Record 7 (page 10) contains information concerning cash flow and funding of IW for 2014. Much of the redacted information in this record is factual and therefore section 29(2) dis-applies section 29(1). In relation to the non-factual elements, I accept that release of a particular record at a particular point in time could be contrary to the public interest but that with the passage of time this would no longer be the case. It is also possible that release of sensitive information may be premature where the deliberative process is at an early stage or is ongoing. It seems to me that the 2014 situation is historic and that IW has not shown how release of this information (which in the case of some financial information was clearly sensitive at the time) could be contrary to the public interest now. Therefore, I consider that IW has not justified its reliance on this exemption and I find that section 29(1)(a) does not apply to exempt record 7 (part of page 6 and 10).
Section 36(1)(b) - Commercially Sensitive Information
IW relied on section 36(1)(b) to refuse access to parts of records 5 (page 8), 6 (page 12), 7 (page 7, 8 and 10), 8 (page 7 and 12) and 10 (page 6). Section 36(1)(b) protects information whose disclosure could reasonably be expected to result in a material financial loss or gain to the person to whom the information relates or could prejudice the competitive position of that person in the conduct of his or her profession or business or otherwise in his or her occupation. In effect, this section provides for the protection of commercially sensitive information subject to certain exceptions and a public interest balancing test.
For section 36(1)(b) to apply, it is not sufficient that the information at issue comes within the description of information in the exemption, it is also necessary that the relevant harm test is met. The essence of the test is not the nature of the information but the nature of the harm which might be occasioned by its release. The harm test in the first part of subsection 1(b) is that disclosure "could reasonably be expected to result in material loss or gain ". The Commissioner takes the view that the test to be applied is not concerned with the question of probabilities or possibilities but with whether the decision maker's expectation is reasonable. The harm test in the second part of section 36(1)(b) is that disclosure of the information "could prejudice the competitive position" of the person in the conduct of their business or profession. The standard of proof to be met here is considerably lower than the "could reasonably be expected" test in the first part of this exemption. However, the Commissioner takes the view that , in invoking "prejudice" the damage which could occur must be specified with a reasonable degree of clarity.
In the High Court case of Westwood Club v The Information Commissioner  IEHC 375 Cross J. held that it is not sufficient for a party relying on section 36(1)(b) to merely restate the provisions of the section, list the documents and say that they are commercially sensitive. A party opposing release should explain why disclosure of the particular records could prejudice their financial position.
Records 5 (page 8), 7 (page 7 and 8), 8 (page 7) and 10 (page 6)
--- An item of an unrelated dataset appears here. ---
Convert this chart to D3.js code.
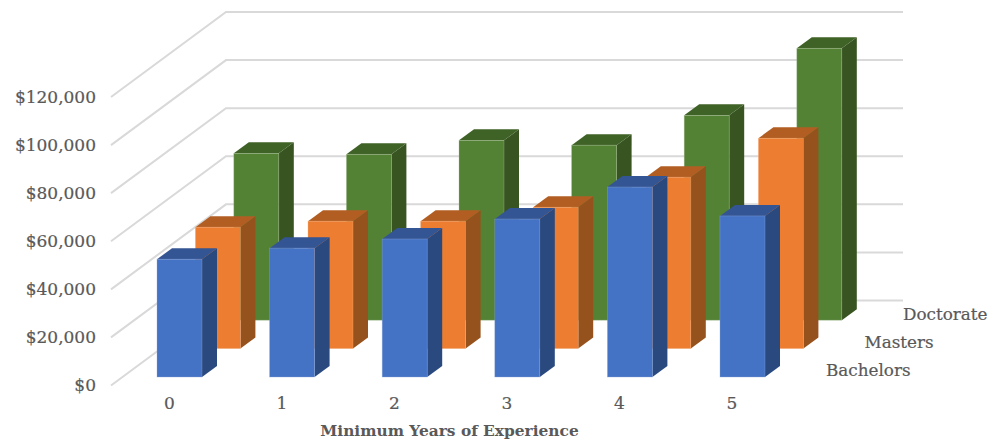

The information withheld in records 5 (page 8), 7 (page 7 and 8), 8 (page 7) and 10 (page 6) concerns budgets approved for rent of premises, professional fees, fit out of offices, service charges etc. and is similar to some information withheld by IW in the previous decision referred to above(case number 150057). IW is of the view that release of these records would compromise the organisation's competitive position in that IW operates in the "commercial marketplace" and some records should be afforded the same degree of confidentiality as exists in all commercial organisations. However, IW has not identified the harms that might reasonably be expected to result from release of such details or how release could reasonably be expected to result in material financial loss to IW or any other party. Neither has it explained by reference to the records' content how the competitive position of any person could be prejudiced by release of the amounts and other details at issue here. Having examined the withheld information contained in these records I am not satisfied that IW has justified its claim for exemption under section 36(1)(b) and I find that these parts are not exempt on the basis of section 36(1)(b) of the FOI Act.
Records 6 (page 12), 7 (page 10) and 8 (page 12)
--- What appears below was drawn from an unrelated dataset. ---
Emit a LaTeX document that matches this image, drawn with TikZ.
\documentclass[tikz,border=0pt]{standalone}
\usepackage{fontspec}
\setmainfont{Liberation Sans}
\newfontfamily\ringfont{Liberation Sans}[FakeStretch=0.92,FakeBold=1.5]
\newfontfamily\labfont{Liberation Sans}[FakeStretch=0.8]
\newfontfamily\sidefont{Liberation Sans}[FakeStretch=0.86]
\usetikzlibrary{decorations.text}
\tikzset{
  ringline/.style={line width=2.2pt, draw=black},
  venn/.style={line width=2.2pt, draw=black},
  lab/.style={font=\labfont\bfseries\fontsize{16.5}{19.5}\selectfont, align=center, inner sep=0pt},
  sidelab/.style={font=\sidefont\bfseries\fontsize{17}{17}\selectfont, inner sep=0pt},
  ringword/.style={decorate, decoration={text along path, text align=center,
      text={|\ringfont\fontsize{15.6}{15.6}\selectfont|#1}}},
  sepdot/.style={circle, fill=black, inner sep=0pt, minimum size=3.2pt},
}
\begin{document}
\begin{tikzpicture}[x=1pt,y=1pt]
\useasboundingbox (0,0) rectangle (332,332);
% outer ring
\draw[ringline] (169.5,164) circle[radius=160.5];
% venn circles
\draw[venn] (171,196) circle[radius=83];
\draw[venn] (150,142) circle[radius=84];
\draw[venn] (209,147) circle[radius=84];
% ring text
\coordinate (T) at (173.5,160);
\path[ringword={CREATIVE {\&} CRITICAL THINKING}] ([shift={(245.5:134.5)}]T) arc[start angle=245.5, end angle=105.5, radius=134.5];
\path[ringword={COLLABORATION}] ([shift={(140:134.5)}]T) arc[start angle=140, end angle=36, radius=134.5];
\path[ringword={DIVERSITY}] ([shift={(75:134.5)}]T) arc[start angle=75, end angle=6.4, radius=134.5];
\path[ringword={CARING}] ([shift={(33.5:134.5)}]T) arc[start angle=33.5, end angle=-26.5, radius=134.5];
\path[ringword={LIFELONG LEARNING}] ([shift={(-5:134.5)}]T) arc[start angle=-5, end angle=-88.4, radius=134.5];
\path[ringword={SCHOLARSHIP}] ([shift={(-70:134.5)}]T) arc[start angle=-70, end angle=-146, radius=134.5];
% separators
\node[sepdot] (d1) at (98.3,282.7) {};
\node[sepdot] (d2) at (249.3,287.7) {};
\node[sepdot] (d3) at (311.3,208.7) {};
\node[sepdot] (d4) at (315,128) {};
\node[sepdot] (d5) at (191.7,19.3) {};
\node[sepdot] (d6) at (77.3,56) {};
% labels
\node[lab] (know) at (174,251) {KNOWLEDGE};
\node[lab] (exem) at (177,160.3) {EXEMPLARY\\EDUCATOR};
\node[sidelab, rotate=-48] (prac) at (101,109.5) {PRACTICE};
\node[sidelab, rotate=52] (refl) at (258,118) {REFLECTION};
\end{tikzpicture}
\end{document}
Information redacted in the records identified above contain information on funding of IW for 2014 and the debt funding options between 2014 and 2019. IW contended that the issue of funding is the subject of on-going discussions and deliberations with Government and the premature release of anything that adversely affected these discussions would not be in the public interest. It has not identified the harm that might reasonably be expected to result from release of details of its funding at this point in time. In any event much of the information is now available publicly, in its business plan and other documents published on the internet. For example, the Minister for Environment, Community and Local Government gave funding, loan and subvention figures for IW to the Dail in 2015 and funding projections for 2015 and up to 2021 appear in several government and IW publications. As discussed above in relation to record 7 and the deliberative process exemption claimed, much of the figures and the consideration of the situation in these records relate to 2014. The issues have attracted much public comment since. This Office explained to IW that in order for the burden of proof to be discharged in relation to the section 36 exemption, it would be necessary for IW to identify the harms envisaged by reference to specific information and loss, prejudice etc.
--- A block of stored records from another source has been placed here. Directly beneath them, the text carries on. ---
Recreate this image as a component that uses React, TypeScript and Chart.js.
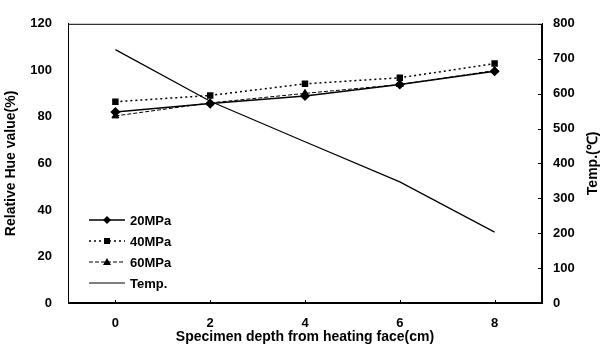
import React, { useEffect, useRef } from "react";
import { Chart, registerables } from "chart.js";
Chart.register(...registerables);

const depths = ["0", "2", "4", "6", "8"];
const mpa20 = [82.1, 85.7, 89.0, 93.9, 99.6];
const mpa40 = [86.5, 89.2, 94.2, 96.8, 102.9];
const mpa60 = [80.4, 86.0, 90.1, 93.9, 99.9];
const temp = [726, 578, 462, 347, 203];

const FONT = "'Liberation Sans', Arial, sans-serif";

const legendItems = [
  { label: "20MPa", dash: [] as number[], width: 1.5, point: "rectRot" },
  { label: "40MPa", dash: [2, 3], width: 1.5, point: "rect" },
  { label: "60MPa", dash: [4, 2], width: 1, point: "triangle" },
  { label: "Temp.", dash: [] as number[], width: 1.2, point: "" },
];

const framePlugin = {
  id: "frame",
  afterDraw(chart: any) {
    const ctx = chart.ctx;
    const a = chart.chartArea;
    ctx.save();
    ctx.strokeStyle = "#000";
    ctx.lineWidth = 1;
    ctx.setLineDash([]);
    ctx.strokeRect(a.left + 0.5, a.top + 0.5, a.right - a.left - 1, a.bottom - a.top - 1);
    const y1 = chart.scales.y1;
    for (let v = 0; v <= 800; v += 100) {
      const py = Math.round(y1.getPixelForValue(v)) + 0.5;
      ctx.beginPath();
      ctx.moveTo(a.right, py);
      ctx.lineTo(a.right - 4, py);
      ctx.stroke();
    }
    const xs = chart.scales.x;
    for (let i = 0; i < depths.length; i++) {
      const px = Math.round(xs.getPixelForValue(i)) + 0.5;
      ctx.beginPath();
      ctx.moveTo(px, a.bottom);
      ctx.lineTo(px, a.bottom - 3);
      ctx.stroke();
    }
    ctx.fillStyle = "#000";
    ctx.font = `bold 14px ${FONT}`;
    ctx.textAlign = "center";
    ctx.textBaseline = "middle";
    ctx.translate(593, (a.top + a.bottom) / 2);
    ctx.rotate(-Math.PI / 2);
    ctx.fillText("Temp.(℃)", 0, 0);
    ctx.restore();

    ctx.save();
    ctx.strokeStyle = "#000";
    ctx.fillStyle = "#000";
    ctx.font = `bold 13px ${FONT}`;
    ctx.textAlign = "left";
    ctx.textBaseline = "middle";
    legendItems.forEach((it, i) => {
      const y = 220 + i * 21;
      ctx.lineWidth = it.width;
      ctx.setLineDash(it.dash);
      ctx.beginPath();
      ctx.moveTo(89, y);
      ctx.lineTo(125, y);
      ctx.stroke();
      ctx.setLineDash([]);
      if (it.point === "rect") ctx.fillRect(104, y - 3, 6, 6);
      else if (it.point === "rectRot") {
        ctx.beginPath();
        ctx.moveTo(107, y - 4);
        ctx.lineTo(111, y);
        ctx.lineTo(107, y + 4);
        ctx.lineTo(103, y);
        ctx.closePath();
        ctx.fill();
      } else if (it.point === "triangle") {
        ctx.beginPath();
        ctx.moveTo(107, y - 4);
        ctx.lineTo(111, y + 3);
        ctx.lineTo(103, y + 3);
        ctx.closePath();
        ctx.fill();
      }
      ctx.fillText(it.label, 130, y + 1);
    });
    ctx.restore();
  },
};

export default function App() {
  const ref = useRef<HTMLCanvasElement>(null);
  useEffect(() => {
    if (!ref.current) return;
    const tickFont = { family: FONT, size: 13, weight: "bold" as const };
    const titleFont = { family: FONT, size: 14, weight: "bold" as const };
    const chart = new Chart(ref.current, {
      type: "line",
      data: {
        labels: depths,
        datasets: [
          {
            label: "20MPa", data: mpa20, yAxisID: "y", borderColor: "#000", backgroundColor: "#000",
            borderWidth: 1.5, pointStyle: "rectRot", pointRadius: 4, tension: 0,
          },
          {
            label: "40MPa", data: mpa40, yAxisID: "y", borderColor: "#000", backgroundColor: "#000",
            borderWidth: 1.5, borderDash: [2, 3], pointStyle: "rect", pointRadius: 3.5, tension: 0,
          },
          {
            label: "60MPa", data: mpa60, yAxisID: "y", borderColor: "#000", backgroundColor: "#000",
            borderWidth: 1, borderDash: [4, 2], pointStyle: "triangle", pointRadius: 4, tension: 0,
          },
          {
            label: "Temp.", data: temp, yAxisID: "y1", borderColor: "#000", backgroundColor: "#000",
            borderWidth: 1.2, pointRadius: 0, tension: 0,
          },
        ],
      },
      options: {
        animation: false,
        responsive: false,
        maintainAspectRatio: false,
        layout: { padding: { top: 15, left: 0, right: 0, bottom: 0 } },
        plugins: { legend: { display: false }, tooltip: { enabled: false } },
        scales: {
          x: {
            type: "category",
            offset: true,
            grid: { display: false, drawTicks: false },
            border: { display: true, color: "#000" },
            ticks: { font: tickFont, color: "#000", padding: 13 },
            title: {
              display: true, text: "Specimen depth from heating face(cm)",
              font: titleFont, color: "#000", padding: { top: 0, bottom: 1 },
            },
            afterFit: (s: any) => { s.height = 44; },
          },
          y: {
            position: "left",
            min: 0, max: 120,
            grid: { display: false, drawTicks: false },
            border: { display: true, color: "#000" },
            ticks: { stepSize: 20, font: tickFont, color: "#000", padding: 16 },
            title: {
              display: true, text: "Relative Hue value(%)",
              font: titleFont, color: "#000", padding: { top: 3, bottom: 0 },
            },
            afterFit: (s: any) => { s.width = 68; },
          },
          y1: {
            position: "right",
            min: 0, max: 800,
            grid: { display: false, drawTicks: false },
            border: { display: true, color: "#000" },
            ticks: { stepSize: 100, font: tickFont, color: "#000", padding: 11 },
            afterFit: (s: any) => { s.width = 63; },
          },
        },
      },
      plugins: [framePlugin],
    });
    return () => chart.destroy();
  }, []);
  return (
    <div style={{ position: "fixed", left: 0, top: 0, width: 605, height: 347, background: "#fff" }}>
      <canvas ref={ref} width={605} height={347} style={{ width: 605, height: 347 }} />
    </div>
  );
}
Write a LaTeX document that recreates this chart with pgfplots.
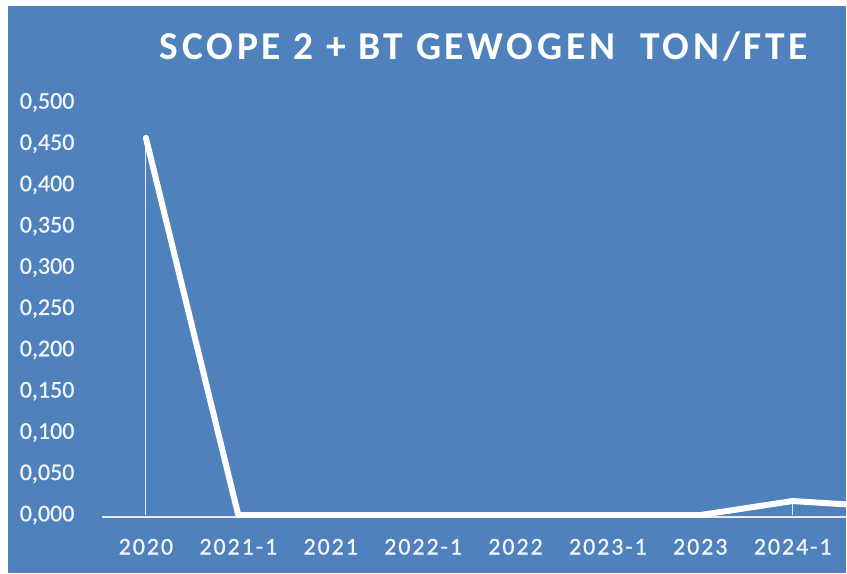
\documentclass[border=0pt]{standalone}
\usepackage{pgfplots}
\pgfplotsset{compat=1.18}
\usepackage{fontspec}
\setmainfont{Carlito}[FakeBold=0.8]
\newfontfamily\yfont[FakeBold=0.8]{Carlito}
\newfontfamily\xfont[LetterSpace=8,FakeBold=0.8]{Carlito}
\newfontfamily\tfont[LetterSpace=9.5]{Carlito}
\definecolor{bgblue}{RGB}{79,129,189}
\begin{document}
\begin{tikzpicture}[x=1pt,y=1pt]
\fill[white] (0,0) rectangle (847,574);
\fill[bgblue] (8,0) rectangle (847,568);
\node[anchor=base, text=white, font={\tfont\fontsize{39.5}{44}\selectfont\bfseries}] at (484.5,514) {SCOPE 2 + BT GEWOGEN\ \ TON/FTE};
\begin{axis}[
  at={(102pt,56.5pt)}, anchor=south west,
  scale only axis, width=745pt, height=415pt,
  xmin=-0.476, xmax=7.58,
  ymin=-0.0024, ymax=0.5,
  axis x line=bottom, axis y line=left,
  x axis line style={draw=white!85!bgblue, line width=1.5pt, -},
  y axis line style={draw=none},
  major tick length=0pt,
  xtick={0,...,7},
  xticklabels={2020,2021-1,2021,2022-1,2022,2023-1,2023,2024-1},
  xticklabel style={font={\xfont\fontsize{24}{28}\selectfont}, text=white!93!bgblue, anchor=base, yshift=-37.5pt},
  ytick={0,0.05,...,0.5},
  yticklabel style={font={\yfont\fontsize{24}{28}\selectfont}, text=white!93!bgblue, anchor=east, xshift=-24pt},
  /pgf/number format/.cd, fixed, fixed zerofill, precision=3, use comma, assume math mode=true,
]
\addplot[draw=white!85!bgblue, line width=1.2pt, ycomb, forget plot] coordinates {(0,0.457) (7,0.017)};
\addplot[white, line width=6pt, line join=round, line cap=round] coordinates {
(0,0.457) (1,0) (2,0) (3,0) (4,0) (5,0) (6,0) (7,0.017) (8,0.010)};
\end{axis}
\end{tikzpicture}
\end{document}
I am not satisfied that IW has justified its claim for exemption on the basis of section 36(1)(b) and therefore find that the section 36(1)(b) exemption does not apply to these parts of the records listed above. In any case, even if I were to find that the exemption was justified, I would have to consider the public interest balancing test and weigh the public interest in releasing the 2014 information against the public interest in refusing the request.
Having carried out a review under section 22(2) of the FOI Act, I hereby vary the decision of IW. I affirm the decision to refuse access to the redacted parts of records 7 (page 5), 8 (pages 4 and 5), 10 (page 5) and 11 (pages 6 and 7). I annul the decision to refuse access to the remaining withheld parts of records identified in this decision and direct their release.
Section 24 of the FOI Act sets out detailed provisions for an appeal to the High Court by a party to a review, or any other person affected by the decision. In summary, such an appeal, normally on a point of law, must be initiated by the applicant not later than eight weeks after notice of the decision was given, and by any other party not later than four weeks after notice of the decision was given.